Bergson no acepta que exista un humor moralmente bueno, porque, según él, todo humor tiene algo de cruel. Pero al filósofo francés pareciera escapársele que, a veces, las correcciones por más que sean en sí mismas moralmente buenas, son, para el sujeto que las padece, incómodas y, en cierto modo, desagradables. Esto también cabe para las “correcciones” que se hacen vehiculizando el humor o la comicidad. Además, no pareciera percibir que existen distintos tipos de jocosidades según sus fines: unas que sólo tienen por término degradar al sujeto pasivo de la broma; otras que buscan estrechar lazos afectivos superando las formalidades sociales; otras que, acentuando el absurdo de ciertos rasgos personales, buscan atenuar lo trágico y descolorido de las situaciones que se padecen; etc. Por otro lado, no discurre acerca del sujeto de risa, según el cual, podría tratarse de una hétero-comicidad o auto-comicidad. En este último caso sería, más bien, un ejercicio algo espiritual, más cercano a la virtud de la humildad que al vicio de difamación; o, en todo caso, una cierta aptitud para observar y presentar los aspectos cómicos de la existencia. Digno ejemplo de esto han sido san Felipe Neri y santo Tomás Moro.
Una vez más volvamos a nuestra breve anécdota. Además de lo señalado, en el gesto del santo doctor existe algo plausible de ser ponderado y preciado.

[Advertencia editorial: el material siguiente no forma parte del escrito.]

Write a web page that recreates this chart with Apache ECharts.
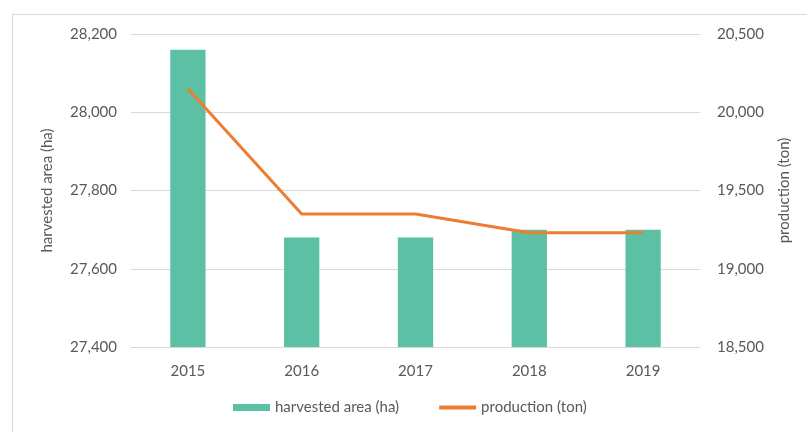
<!DOCTYPE html>
<html>
<head>
<meta charset="utf-8">
<script src="https://cdn.jsdelivr.net/npm/echarts@6/dist/echarts.min.js"></script>
<style>
  html, body { margin: 0; padding: 0; background: #fff; }
  #chart { width: 807px; height: 432px; }
</style>
</head>
<body>
<div id="chart"></div>
<script>
// values
const years = ['2015', '2016', '2017', '2018', '2019'];
const harvestedArea = [28160, 27680, 27680, 27700, 27700];
const production = [20150, 19350, 19350, 19230, 19230];

const textColor = '#595959';
const gridColor = '#d9d9d9';
const fontFamily = 'Lato, "Noto Sans", sans-serif';
const fontSize = 15;

const chart = echarts.init(document.getElementById('chart'));

const option = {
  backgroundColor: '#fff',
  animation: false,
  textStyle: { fontFamily: fontFamily, color: textColor },
  graphic: [{
    type: 'rect',
    left: 10,
    top: 12,
    shape: { width: 810, height: 440 },
    style: { fill: 'none', stroke: '#d9d9d9', lineWidth: 1 },
    silent: true
  }],
  grid: { left: 131, right: 107, top: 34, bottom: 85 },
  legend: {
    left: 228,
    bottom: 12,
    itemGap: 40,
    itemWidth: 37,
    itemHeight: 7,
    textStyle: { color: textColor, fontSize: fontSize, fontFamily: fontFamily },
    data: [
      { name: 'harvested area (ha)', icon: 'rect' },
      { name: 'production (ton)', icon: 'path://M0,0H37V4H0Z' }
    ]
  },
  xAxis: {
    type: 'category',
    data: years,
    axisLine: { show: true, lineStyle: { color: gridColor } },
    axisTick: { show: false },
    axisLabel: { color: textColor, fontSize: fontSize, margin: 17 }
  },
  yAxis: [
    {
      type: 'value',
      name: 'harvested area (ha)',
      nameLocation: 'middle',
      nameRotate: 90,
      nameGap: 76,
      nameTextStyle: { color: textColor, fontSize: fontSize },
      min: 27400,
      max: 28200,
      interval: 200,
      axisLine: { show: false },
      axisTick: { show: false },
      axisLabel: { color: textColor, fontSize: fontSize, margin: 14 },
      splitLine: { lineStyle: { color: gridColor } }
    },
    {
      type: 'value',
      name: 'production (ton)',
      nameLocation: 'middle',
      nameRotate: 90,
      nameGap: 77,
      nameTextStyle: { color: textColor, fontSize: fontSize },
      min: 18500,
      max: 20500,
      interval: 500,
      axisLine: { show: false },
      axisTick: { show: false },
      axisLabel: { color: textColor, fontSize: fontSize, margin: 17 },
      splitLine: { show: false }
    }
  ],
  series: [
    {
      name: 'harvested area (ha)',
      type: 'bar',
      yAxisIndex: 0,
      data: harvestedArea,
      barWidth: '31%',
      itemStyle: { color: '#5cc0a4' }
    },
    {
      name: 'production (ton)',
      type: 'line',
      yAxisIndex: 1,
      data: production,
      symbol: 'none',
      lineStyle: { color: '#ed7d31', width: 3 },
      itemStyle: { color: '#ed7d31' }
    }
  ]
};

chart.setOption(option);
</script>
</body>
</html>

Más allá de sus refinadas luces, el verdadero sabio no pierde la confianza en el hombre, su sapiencia no va en descrédito de la palabra humana, por el contrario, la aumenta y enriquece… El sabio no teme salir tras las vacas que vuelan, y aventurarse a perseguir lo que otros considerarían quimeras. Es cosa de hombres monstruosamente adámicos suponer que las vacas sólo pueden estar de pie y pastando. En nuestro mundo hay muchas, tal vez demasiadas, vacas en pie y muy pocas volando. A pesar de todo, para sacarnos de la modorra meridiana, están los que no temen renunciar a la mera “comicidad correctiva”, de estilo bergsoniano, para lanzarse de lleno a la aventura de asomarse por la ventana del mundo y dejarse asombrar por las vacas gordas y voladoras que los embusteros prometen.